In OJSC Ukrnafta v. Carpatsky Petroleum Corp., 957 F.3d 487 (5th Cir. 2020), the Fifth Circuit recited a familiar notion: “Arbitration is supposed to keep disputes out of court and ‘increase[] the speed of dispute resolution.’” The Fifth Circuit made this statement in the context of a contract dispute governed by an arbitration agreement that spawned related litigation and a decade-long confirmation process. This case highlights that not all arbitrations are speedy, efficient, and cost-effective. To achieve the intended purposes of arbitration, such provisions should be carefully prepared and the process vigilantly managed.
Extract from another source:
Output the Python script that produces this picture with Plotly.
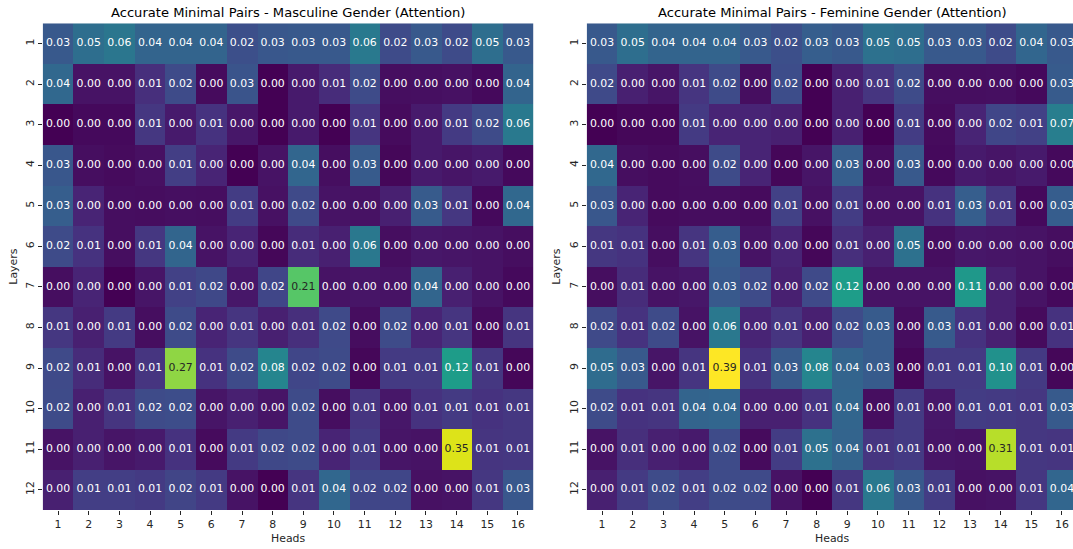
import numpy as np
import plotly.graph_objects as go

heads = list(range(1, 17))
layers = list(range(1, 13))

masculine = [
    [0.03, 0.05, 0.06, 0.04, 0.04, 0.04, 0.022, 0.028, 0.03, 0.03, 0.064, 0.02, 0.03, 0.02, 0.05, 0.03],
    [0.044, 0.001, 0.001, 0.007, 0.02, 0.0003, 0.026, 0.0, 0.002, 0.006, 0.02, 0.0005, 0.0006, 0.0008, 0.0002, 0.04],
    [0.0, 0.0002, 0.0002, 0.01, 0.002, 0.008, 0.0015, 0.0, 0.002, 0.0, 0.009, 0.0003, 0.002, 0.011, 0.02, 0.064],
    [0.028, 0.0005, 0.0003, 0.0007, 0.013, 0.004, 0.0, 0.001, 0.042, 0.0005, 0.032, 0.0001, 0.002, 0.0012, 0.002, 0.0002],
    [0.034, 0.004, 0.0005, 0.0004, 0.0006, 0.0005, 0.012, 0.0008, 0.019, 0.001, 0.0009, 0.003, 0.032, 0.01, 0.0002, 0.044],
    [0.02, 0.008, 0.0005, 0.01, 0.041, 0.001, 0.004, 0.0001, 0.006, 0.003, 0.062, 0.0005, 0.0015, 0.0012, 0.001, 0.0005],
    [0.0005, 0.004, 0.0, 0.0012, 0.014, 0.018, 0.0015, 0.017, 0.21, 0.001, 0.0012, 0.001, 0.041, 0.003, 0.001, 0.0002],
    [0.01, 0.003, 0.011, 0.0005, 0.02, 0.004, 0.009, 0.003, 0.007, 0.019, 0.0004, 0.02, 0.004, 0.009, 0.0003, 0.009],
    [0.019, 0.006, 0.001, 0.009, 0.27, 0.008, 0.02, 0.08, 0.017, 0.02, 0.0001, 0.011, 0.011, 0.118, 0.01, 0.0001],
    [0.02, 0.003, 0.009, 0.02, 0.021, 0.0012, 0.003, 0.0012, 0.02, 0.0005, 0.009, 0.0015, 0.008, 0.011, 0.008, 0.01],
    [0.001, 0.003, 0.0012, 0.002, 0.008, 0.0003, 0.011, 0.018, 0.02, 0.004, 0.011, 0.0012, 0.001, 0.35, 0.009, 0.01],
    [0.003, 0.013, 0.013, 0.011, 0.016, 0.011, 0.001, 0.0, 0.009, 0.043, 0.017, 0.017, 0.0008, 0.001, 0.01, 0.028],
]

feminine = [
    [0.03, 0.05, 0.04, 0.04, 0.04, 0.03, 0.022, 0.034, 0.03, 0.054, 0.05, 0.03, 0.03, 0.02, 0.042, 0.03],
    [0.019, 0.003, 0.0012, 0.009, 0.02, 0.0005, 0.021, 0.0, 0.003, 0.009, 0.02, 0.0005, 0.0005, 0.0006, 0.0002, 0.032],
    [0.0, 0.0001, 0.0001, 0.011, 0.004, 0.004, 0.003, 0.0, 0.003, 0.0, 0.012, 0.0003, 0.004, 0.017, 0.014, 0.07],
    [0.044, 0.0005, 0.0003, 0.0005, 0.02, 0.004, 0.0001, 0.0012, 0.034, 0.0004, 0.03, 0.0002, 0.002, 0.0012, 0.002, 0.0002],
    [0.028, 0.004, 0.0003, 0.0004, 0.0004, 0.0003, 0.014, 0.0008, 0.012, 0.001, 0.001, 0.008, 0.034, 0.01, 0.0002, 0.033],
    [0.01, 0.008, 0.0005, 0.009, 0.033, 0.001, 0.004, 0.0001, 0.007, 0.003, 0.054, 0.0005, 0.0015, 0.0012, 0.001, 0.0005],
    [0.0005, 0.006, 0.001, 0.0015, 0.03, 0.02, 0.003, 0.019, 0.12, 0.001, 0.001, 0.001, 0.11, 0.003, 0.001, 0.0002],
    [0.019, 0.008, 0.02, 0.001, 0.062, 0.004, 0.009, 0.003, 0.02, 0.032, 0.0004, 0.031, 0.008, 0.003, 0.0003, 0.008],
    [0.048, 0.03, 0.0012, 0.009, 0.39, 0.008, 0.032, 0.08, 0.04, 0.032, 0.0001, 0.011, 0.011, 0.098, 0.011, 0.0001],
    [0.02, 0.008, 0.009, 0.04, 0.042, 0.003, 0.003, 0.008, 0.041, 0.0005, 0.011, 0.0015, 0.012, 0.011, 0.01, 0.031],
    [0.001, 0.007, 0.003, 0.002, 0.02, 0.0003, 0.012, 0.054, 0.04, 0.009, 0.011, 0.0012, 0.001, 0.31, 0.01, 0.009],
    [0.003, 0.011, 0.02, 0.013, 0.02, 0.019, 0.001, 0.0, 0.01, 0.062, 0.03, 0.012, 0.0008, 0.001, 0.01, 0.042],
]

titles = [
    "Accurate Minimal Pairs - Masculine Gender (Attention)",
    "Accurate Minimal Pairs - Feminine Gender (Attention)",
]

VMAX = 0.39  # shared colour normalisation (power / sqrt scale)

VIRIDIS = ["#440154", "#471365", "#482475", "#463480", "#414487", "#3b528b", "#355f8d",
           "#2f6c8e", "#2a788e", "#25848e", "#21918c", "#1e9c89", "#22a884", "#2fb47c",
           "#44bf70", "#5ec962", "#7ad151", "#9bd93c", "#bddf26", "#dfe318", "#fde725"]
colorscale = [[i / (len(VIRIDIS) - 1), c] for i, c in enumerate(VIRIDIS)]

W, H = 1073, 549
FONT = "DejaVu Sans"
TXT = "#262626"
FS_SMALL = 10.9
FS_TITLE = 13.1

# pixel geometry
top_px, bot_px = 23.3, 510.0
left_dom = [42.7 / W, 533.3 / W]
right_dom = [586.7 / W, 1.0]
cell_w = (533.3 - 42.7) / 16
right_range_end = 0.5 + (W - 586.7) / cell_w
ydom = [1 - bot_px / H, 1 - top_px / H]

fig = go.Figure()

for k, (data, xa, ya) in enumerate([(masculine, "x", "y"), (feminine, "x2", "y2")]):
    arr = np.array(data, dtype=float)
    z = np.sqrt(arr)
    fig.add_trace(go.Heatmap(
        x=heads, y=layers, z=z, zmin=0, zmax=np.sqrt(VMAX),
        colorscale=colorscale, showscale=False, xaxis=xa, yaxis=ya,
        hoverinfo="skip",
    ))
    xs, ys, texts, colors = [], [], [], []
    for i, layer in enumerate(layers):
        for j, head in enumerate(heads):
            v = arr[i, j]
            xs.append(head)
            ys.append(layer)
            texts.append(f"{v:.2f}")
            t = np.sqrt(v / VMAX)
            colors.append(TXT if t > 0.65 else "white")
    fig.add_trace(go.Scatter(
        x=xs, y=ys, text=texts, mode="text", xaxis=xa, yaxis=ya,
        textfont=dict(family=FONT, size=FS_SMALL, color=colors),
        hoverinfo="skip", showlegend=False,
    ))

axis_common = dict(
    showgrid=False, zeroline=False, showline=False, ticks="outside",
    ticklen=3.5, tickwidth=0.8, tickcolor=TXT,
    tickfont=dict(family=FONT, size=FS_SMALL, color=TXT), automargin=False,
)

fig.update_layout(
    width=W, height=H, margin=dict(l=0, r=0, t=0, b=0),
    paper_bgcolor="white", plot_bgcolor="white", showlegend=False,
    xaxis=dict(domain=left_dom, range=[0.5, 16.5], tickvals=heads,
               ticktext=[str(h) for h in heads], anchor="y", **axis_common),
    yaxis=dict(domain=ydom, range=[12.5, 0.5], tickvals=layers,
               ticktext=[str(l) for l in layers], tickangle=-90, anchor="x", **axis_common),
    xaxis2=dict(domain=right_dom, range=[0.5, right_range_end], tickvals=heads,
                ticktext=[str(h) for h in heads], anchor="y2", **axis_common),
    yaxis2=dict(domain=ydom, range=[12.5, 0.5], tickvals=layers,
                ticktext=[str(l) for l in layers], tickangle=-90, anchor="x2", **axis_common),
)

ann = []
centers = [(42.7 + 533.3) / 2, (586.7 + 586.7 + 16 * cell_w) / 2]
label_x = [14, 557]
for k in range(2):
    ann.append(dict(text=titles[k], x=centers[k] / W, y=1 - 12 / H, xref="paper", yref="paper",
                    xanchor="center", yanchor="middle", showarrow=False,
                    font=dict(family=FONT, size=FS_TITLE, color="black")))
    ann.append(dict(text="Heads", x=centers[k] / W, y=1 - 538 / H, xref="paper", yref="paper",
                    xanchor="center", yanchor="middle", showarrow=False,
                    font=dict(family=FONT, size=FS_SMALL, color=TXT)))
    ann.append(dict(text="Layers", x=label_x[k] / W, y=1 - ((top_px + bot_px) / 2) / H,
                    xref="paper", yref="paper", xanchor="center", yanchor="middle",
                    textangle=-90, showarrow=False,
                    font=dict(family=FONT, size=FS_SMALL, color=TXT)))
fig.update_layout(annotations=ann)

fig.write_html("out.html")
In 1994, Carpatsky Petroleum Corporation, a Texas company at the time, entered into a Joint Activity Agreement (JAA) with the Ukrainian company OJSC Ukrnafta to develop a gas condensate field in Ukraine. Disputes were to be resolved by arbitration. In 2007, Carpatsky commenced arbitration against Ukrnafta, alleging breach of the JAA. The arbitration was not speedy and did not stay out of court. The arbitral award was issued some three years later in 2010, during which three separate related lawsuits were filed. It took another decade for the arbitral award to be confirmed into a U.S. judgment while execution continues.
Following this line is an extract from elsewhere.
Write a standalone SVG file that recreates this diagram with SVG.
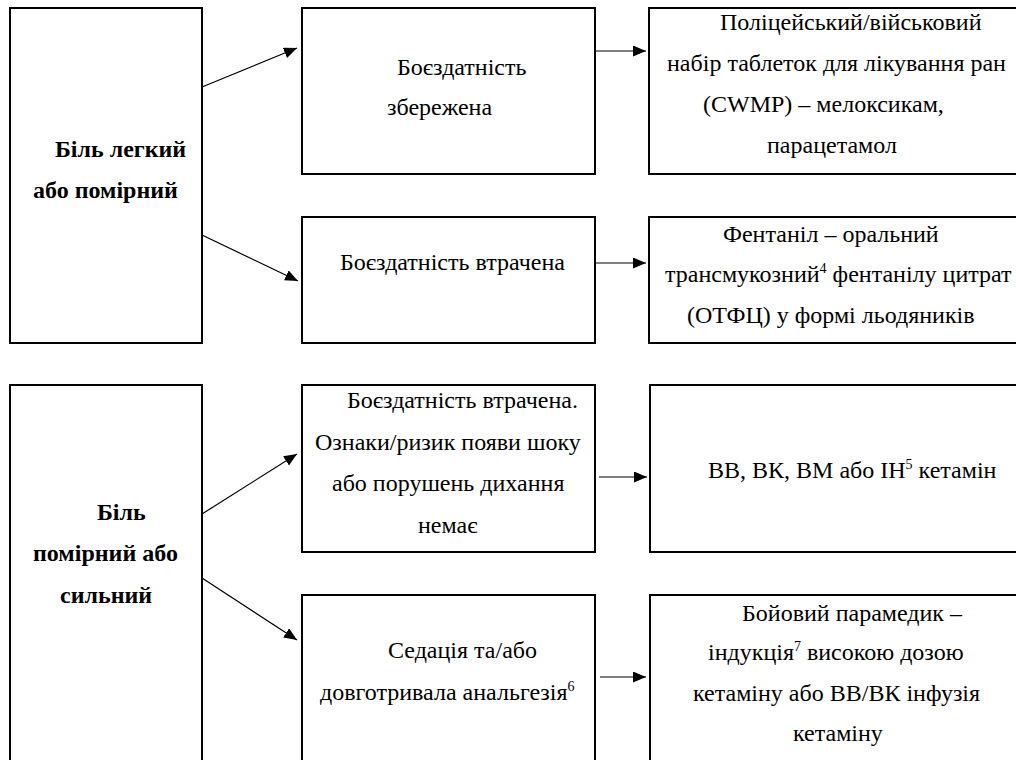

Despite the experience of Carpatsky and OJSC Ukrnafta, arbitration can be a quicker, cheaper route than courthouse litigation. As a creature of contract, the process is controlled by the parties. When negotiating an arbitration clause, parties should consider how to maximize the efficiency and minimize the costs of the process. All too often, parties simply agree, usually at the end of the negotiation process, to boilerplate language that may fail the twin goals of efficiency and economy. But parties with bare-bones or boilerplate arbitration clauses need not lose hope. Pay careful consideration to selecting the applicable ruleset and, in the event the clause is exercised, work with the arbitral tribunal to design an efficient and cost-effective process.
Getting the most out of arbitration requires attention to both the drafting of an appropriately tailored ADR provision and the management of the arbitration process. To do otherwise is to risk repeating the process followed in OJSC Ukrnafta.